If durability is a spectrum, how should policy treat it? The answer offered was to build standards around performance rather than around specific technologies. Policymakers should define the atmospheric outcome they want, the durability threshold, and then allow any carbon removal pathway to meet it through contracted durability: the legal and financial mechanisms that ensure a credit represents carbon stored for a defined duration. This creates a level playing field across nature-based and engineered solutions alike.

This matters because current approaches tend to fail in one of two ways. Some set durability bars so high that only a handful of technologies can clear them, sidelining solutions the world needs to scale now. Others admit lower-durability pathways but neglect to ensure storage over the long term, leaving a “long tail” of liability after monitoring stops.

BEYOND BUFFER POOLS

Buffer pools, the market’s workhorse for managing reversals, received both credit and scrutiny. They function, they are improving, and they maintain atmospheric integrity when individual projects falter. But they cannot do everything, particularly once a project’s monitoring period ends. The panel pointed to a wider menu: insurance, permanence trusts, horizontal and vertical stacking, trust funds, and risk- and time-weighted accounting. Carbon trust funds and horizontal stacking drew the most interest as the newer tools capable of carrying liability across that long tail.

A recurring theme was who should bear the burden. Too often, the cost and responsibility of managing reversals falls on individual developers, especially the small ones. Alternative or combined mechanisms shift that weight onto shared market infrastructure and other players. And they could, potentially, improve overall project economics: the American Forest Foundation reported that modelling its Permanence Trust improved its own business case by 15 to 30 percent.
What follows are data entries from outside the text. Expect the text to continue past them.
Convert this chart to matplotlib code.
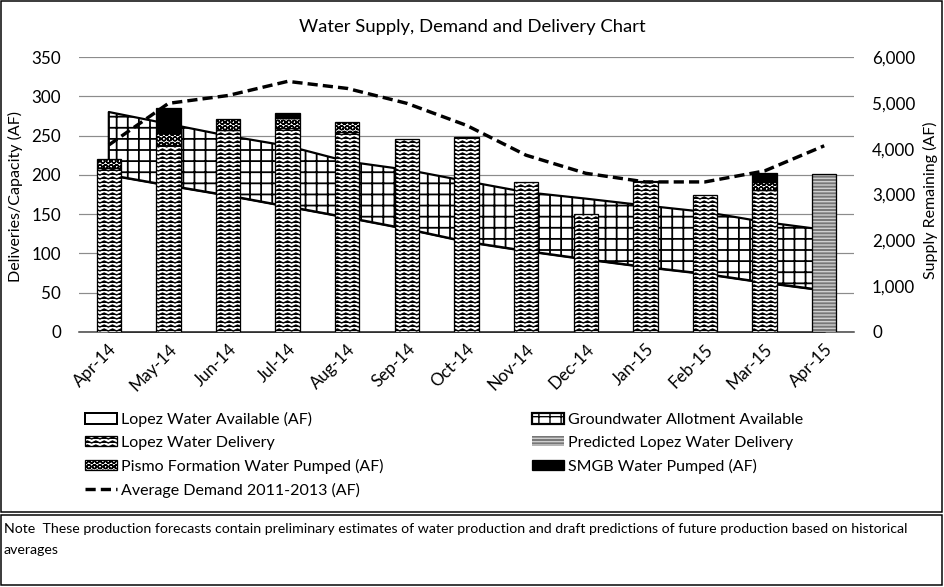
import warnings
import numpy as np
import matplotlib
matplotlib.use('Agg')
import matplotlib.pyplot as plt
import matplotlib.hatch as mhatch
from matplotlib.path import Path
from matplotlib.patches import Rectangle
from matplotlib.ticker import FuncFormatter

warnings.filterwarnings('ignore', message='hatch must consist')

# --- datos ---
months = ['Apr-14', 'May-14', 'Jun-14', 'Jul-14', 'Aug-14', 'Sep-14', 'Oct-14',
          'Nov-14', 'Dec-14', 'Jan-15', 'Feb-15', 'Mar-15', 'Apr-15']
# supply remaining (AF, right axis)
lopez_available = [3430, 3200, 2980, 2740, 2500, 2250, 1970, 1770, 1590, 1420, 1270, 1080, 910]
groundwater = [1370, 1340, 1300, 1320, 1220, 1290, 1320, 1280, 1320, 1340, 1350, 1320, 1320]
# deliveries (AF, left axis)
lopez_delivery = [209, 238, 257, 260, 254, 246, 248, 191, 150, 192, 175, 181, 0]
pismo = [11, 15, 14, 12, 13, 0, 0, 0, 0, 0, 0, 10, 0]
smgb = [0, 32, 0, 7, 0, 0, 0, 0, 0, 0, 0, 11, 0]
predicted = [0, 0, 0, 0, 0, 0, 0, 0, 0, 0, 0, 0, 201]
avg_demand = [238, 291, 301, 319, 310, 291, 263, 225, 202, 191, 191, 205, 237]

left_ticks = [0, 50, 100, 150, 200, 250, 300, 350]
right_ticks = [0, 1000, 2000, 3000, 4000, 5000, 6000]

DPI = 100
W, H = 944, 587


# patron "wave" de Excel (zigzag), '~' = 25 filas por unidad
class WaveHatch(mhatch.HatchPatternBase):
    def __init__(self, hatch, density):
        self.num_rows = hatch.count('~') * 25
        self.num_pts = 25
        self.num_vertices = self.num_rows * self.num_pts

    def set_vertices_and_codes(self, vertices, codes):
        xs = np.linspace(0, 1, self.num_pts)
        wiggle = np.where(np.arange(self.num_pts) % 2 == 0, -1.0, 1.0) / 100
        for r in range(self.num_rows):
            sl = slice(r * self.num_pts, (r + 1) * self.num_pts)
            vertices[sl, 0] = xs
            vertices[sl, 1] = (r + 0.5) / self.num_rows + wiggle
            codes[sl] = Path.LINETO
            codes[r * self.num_pts] = Path.MOVETO


# cuadricula mas fina que '+', '#' = 9 lineas por unidad
class GridHatch(mhatch.HatchPatternBase):
    def __init__(self, hatch, density):
        self.num_lines = hatch.count('#') * 9
        self.num_vertices = self.num_lines * 4

    def set_vertices_and_codes(self, vertices, codes):
        steps = (np.arange(self.num_lines) + 0.5) / self.num_lines
        n = self.num_lines * 2
        vertices[0:n:2, 0] = 0.0
        vertices[0:n:2, 1] = steps
        vertices[1:n:2, 0] = 1.0
        vertices[1:n:2, 1] = steps
        vertices[n::2, 0] = steps
        vertices[n::2, 1] = 0.0
        vertices[n + 1::2, 0] = steps
        vertices[n + 1::2, 1] = 1.0
        codes[0::2] = Path.MOVETO
        codes[1::2] = Path.LINETO


mhatch._hatch_types.append(WaveHatch)
mhatch._hatch_types.append(GridHatch)

plt.rcParams['font.family'] = ['Lato', 'DejaVu Sans']
plt.rcParams['hatch.linewidth'] = 1.0


def px(v):
    return v * 72 / DPI


def to_af(v):
    return np.asarray(v) * 6000 / 350


def to_left(v):
    return np.asarray(v) * 350 / 6000


def barras(ax, values, bottom=None, **kw):
    values = np.asarray(values, dtype=float)
    bottom = np.zeros_like(values) if bottom is None else np.asarray(bottom, dtype=float)
    idx = np.nonzero(values > 0)[0]
    return ax.bar(idx, values[idx], bottom=bottom[idx], width=0.41, **kw)


fig = plt.figure(figsize=(W / DPI, H / DPI), dpi=DPI)
ax = fig.add_axes([79 / W, 1 - 332 / H, (854 - 79) / W, (332 - 57) / H])

x = np.arange(len(months))
lower = to_left(lopez_available)
upper = to_left(np.array(lopez_available) + np.array(groundwater))

avail = ax.fill_between(x, 0, lower, facecolor='white', edgecolor='black',
                        linewidth=px(2), zorder=2)
plt.rcParams['hatch.linewidth'] = 1.3
gw = ax.fill_between(x, lower, upper, facecolor='white', edgecolor='black',
                     hatch='#', linewidth=px(2.2), zorder=2)
plt.rcParams['hatch.linewidth'] = 1.0

bar_kw = dict(edgecolor='black', linewidth=px(1.3), zorder=3)
deliv = barras(ax, lopez_delivery, facecolor='white', hatch='~', **bar_kw)
pis = barras(ax, pismo, bottom=lopez_delivery, facecolor='white', hatch='OOO', **bar_kw)
smgb_bottom = np.array(lopez_delivery) + np.array(pismo)
smg = barras(ax, smgb, bottom=smgb_bottom, facecolor='black', **bar_kw)
pred = barras(ax, predicted, facecolor='#777777', hatch='-----', edgecolor='#cfcfcf',
              linewidth=0, zorder=3)
barras(ax, predicted, fill=False, edgecolor='black', linewidth=px(1.3), zorder=3)

dem, = ax.plot(x, avg_demand, color='black', linewidth=px(3.4), dashes=(3, 1.5),
               zorder=4)

ax.set_xlim(-0.5, len(months) - 0.5)
ax.set_ylim(0, 350)
ax.set_yticks(left_ticks)
ax.grid(axis='y', color='#8c8c8c', linewidth=px(1.2))
ax.set_axisbelow(True)
for s in ['top', 'left', 'right']:
    ax.spines[s].set_visible(False)
ax.spines['bottom'].set_color('#404040')
ax.spines['bottom'].set_linewidth(px(1.5))
ax.tick_params(axis='y', length=0, labelsize=px(17), pad=px(18))
ax.tick_params(axis='x', length=0, pad=px(9))
ax.set_xticks(x)
ax.set_xticklabels(months, rotation=45, ha='right', va='top',
                   rotation_mode='anchor', fontsize=px(17))

sec = ax.secondary_yaxis('right', functions=(to_af, to_left))
sec.set_yticks(right_ticks)
sec.yaxis.set_major_formatter(FuncFormatter(lambda v, p: f'{v:,.0f}'))
sec.tick_params(length=0, labelsize=px(17), pad=px(18))
sec.spines['right'].set_visible(False)

fig.text(472 / W, 1 - 27 / H, 'Water Supply, Demand and Delivery Chart',
         ha='center', va='center', fontsize=px(18.5))
fig.text(15 / W, 1 - 197 / H, 'Deliveries/Capacity (AF)', rotation=90,
         ha='center', va='center', fontsize=px(16))
fig.text(930 / W, 1 - 200 / H, 'Supply Remaining (AF)', rotation=90,
         ha='center', va='center', fontsize=px(16))

handles = [avail, deliv, pis, dem, gw, pred, smg]
labels = ['Lopez Water Available (AF)', 'Lopez Water Delivery',
          'Pismo Formation Water Pumped (AF)', 'Average Demand 2011-2013 (AF)',
          'Groundwater Allotment Available', 'Predicted Lopez Water Delivery',
          'SMGB Water Pumped (AF)']
fig.legend(handles, labels, ncol=2, loc='upper left',
           bbox_to_anchor=(85 / W, 1 - 412 / H), frameon=False,
           fontsize=px(16), borderpad=0, borderaxespad=0,
           handlelength=2.0, handleheight=0.6, handletextpad=0.25,
           labelspacing=0.55, columnspacing=9.3)

# recuadros del grafico y de la nota
fig.patches.append(Rectangle((1 / W, 1 - 512 / H), 941 / W, 511 / H, fill=False,
                             edgecolor='black', linewidth=px(1.5),
                             transform=fig.transFigure))
fig.patches.append(Rectangle((1 / W, 1 - 585 / H), 941 / W, 70 / H, fill=False,
                             edgecolor='black', linewidth=px(1.5),
                             transform=fig.transFigure))
fig.text(4 / W, 1 - 523 / H,
         'Note  These production forecasts contain preliminary estimates of water '
         'production and draft predictions of future production based on historical\n'
         'averages', ha='left', va='top', fontsize=px(14.1), linespacing=1.9)

fig.savefig('out.png', dpi=DPI)
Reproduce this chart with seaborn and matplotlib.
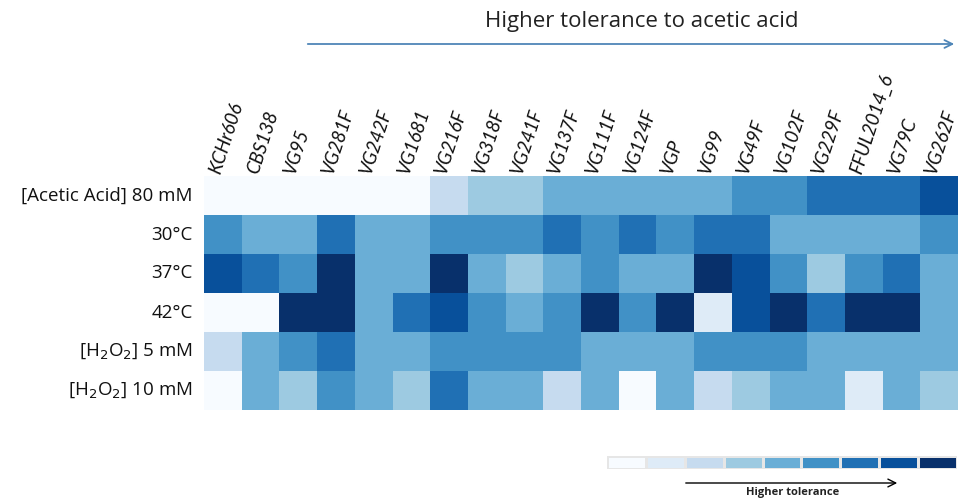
import numpy as np
import pandas as pd
import matplotlib
matplotlib.use("Agg")
import matplotlib.pyplot as plt
from matplotlib.colors import ListedColormap
import matplotlib.transforms as mtransforms
import seaborn as sns

strains = ["KCHr606", "CBS138", "VG95", "VG281F", "VG242F", "VG1681", "VG216F",
           "VG318F", "VG241F", "VG137F", "VG111F", "VG124F", "VGP", "VG99",
           "VG49F", "VG102F", "VG229F", "FFUL2014_6", "VG79C", "VG262F"]
conditions = ["[Acetic Acid] 80 mM", "30°C", "37°C", "42°C",
              "[H$_2$O$_2$] 5 mM", "[H$_2$O$_2$] 10 mM"]

acetic_80 = [0, 0, 0, 0, 0, 0, 2, 3, 3, 4, 4, 4, 4, 4, 5, 5, 6, 6, 6, 7]
temp_30 = [5, 4, 4, 6, 4, 4, 5, 5, 5, 6, 5, 6, 5, 6, 6, 4, 4, 4, 4, 5]
temp_37 = [7, 6, 5, 8, 4, 4, 8, 4, 3, 4, 5, 4, 4, 8, 7, 5, 3, 5, 6, 4]
temp_42 = [0, 0, 8, 8, 4, 6, 7, 5, 4, 5, 8, 5, 8, 1, 7, 8, 6, 8, 8, 4]
h2o2_5 = [2, 4, 5, 6, 4, 4, 5, 5, 5, 5, 4, 4, 4, 5, 5, 5, 4, 4, 4, 4]
h2o2_10 = [0, 4, 3, 5, 4, 3, 6, 4, 4, 2, 4, 0, 4, 2, 3, 4, 4, 1, 4, 3]

legend_levels = [0, 1, 2, 3, 4, 5, 6, 7, 8]

df = pd.DataFrame([acetic_80, temp_30, temp_37, temp_42, h2o2_5, h2o2_10],
                  index=conditions, columns=strains)

cmap = ListedColormap([plt.cm.Blues(i / 8) for i in range(9)])

sns.set_theme(style="white")
plt.rcParams["font.family"] = ["Open Sans", "DejaVu Sans"]

fig = plt.figure(figsize=(9.6, 4.99), dpi=100)
ax = fig.add_axes([204 / 960, 1 - 410 / 499, 754 / 960, 234 / 499])
sns.heatmap(df, ax=ax, cmap=cmap, vmin=-0.5, vmax=8.5, cbar=False,
            linewidths=0, square=False, xticklabels=False)
ax.tick_params(axis="y", pad=8, length=0)
ax.set_yticklabels(conditions, rotation=0, fontsize=13.5, color="#111111")
ax.set_xlabel("")
ax.set_ylabel("")

# Column labels placed above the top edge of the heatmap
shift = mtransforms.ScaledTranslation(-0.08, 0.03, fig.dpi_scale_trans)
for i, name in enumerate(strains):
    ax.text(i + 0.5, 0, name, transform=ax.transData + shift,
            rotation=72, ha="left", va="center", rotation_mode="anchor",
            fontsize=13.5, style="italic", family=["Lato", "DejaVu Sans"],
            color="#111111", clip_on=False)

# Title and arrow
fig.text(642 / 960, 1 - 22 / 499, "Higher tolerance to acetic acid",
         ha="center", va="center", fontsize=16, color="#222222")
fig.add_artist(matplotlib.patches.FancyArrowPatch(
    (305 / 960, 1 - 44 / 499), (957 / 960, 1 - 44 / 499),
    transform=fig.transFigure, arrowstyle="->", mutation_scale=14,
    color="#4f86b8", lw=1.3))

# Legend bar
lax = fig.add_axes([607 / 960, 1 - 469 / 499, 350 / 960, 13 / 499])
sns.heatmap(pd.DataFrame([legend_levels]), ax=lax, cmap=cmap, vmin=-0.5,
            vmax=8.5, cbar=False, linewidths=1, linecolor="#e6e6e6",
            xticklabels=False, yticklabels=False)
fig.add_artist(matplotlib.patches.FancyArrowPatch(
    (683 / 960, 1 - 483 / 499), (900 / 960, 1 - 483 / 499),
    transform=fig.transFigure, arrowstyle="->", mutation_scale=14,
    color="black", lw=1.0))
fig.text(793 / 960, 1 - 493 / 499, "Higher tolerance", ha="center",
         va="center", fontsize=8, fontweight="bold", color="#222222")

fig.savefig("out.png", dpi=100)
That shared-infrastructure logic was central to the session. Not every buyer can model durability across a thousand-year horizon the way a sophisticated corporate buyer might. Independent, perpetual institutions, endowment-like in structures, can manage that risk on behalf of the market, passing the baton across stacked mechanisms so that the finish line is reached even when individual projects last only decades.

COMPLEMENTS, NOT COMPETITORS

The buyer perspective reinforced the portfolio logic running through the week. Superpollutant reduction, nature, and engineered removal are not rivals but complements, acting on near-, medium-, and long-term warming respectively. Stacking them together is how real capital gets deployed against the full timeline of the climate problem.

Underlying all of this was a case for the institutions, shared terms, and clear references that answer the simple questions buyers and regulators actually ask, and which open the floodgates for investment. Frameworks exist to enable action, not to scratch a regulatory itch.

A PRACTICAL TURN

If one signal defined the session, it was the deliberate shift from high-level debate to implementation. The tools are real, the pilots are underway, and the policy windows are open now: the ICVCM’s second Continuous Improvement Work Program on Permanence, California’s regulatory update under SB 905 and Cap-and-Invest, and parallel processes at SBTi, the EU CRCF, and Article 6.4. The American Forest Foundation’s plan to pilot its Permanence Trust within the year offered a concrete marker of that turn.

Reversal risk has not gone away. But the conversation has matured from whether nature belongs in the portfolio to how the market can manage its risks well. That is a far more productive place to be.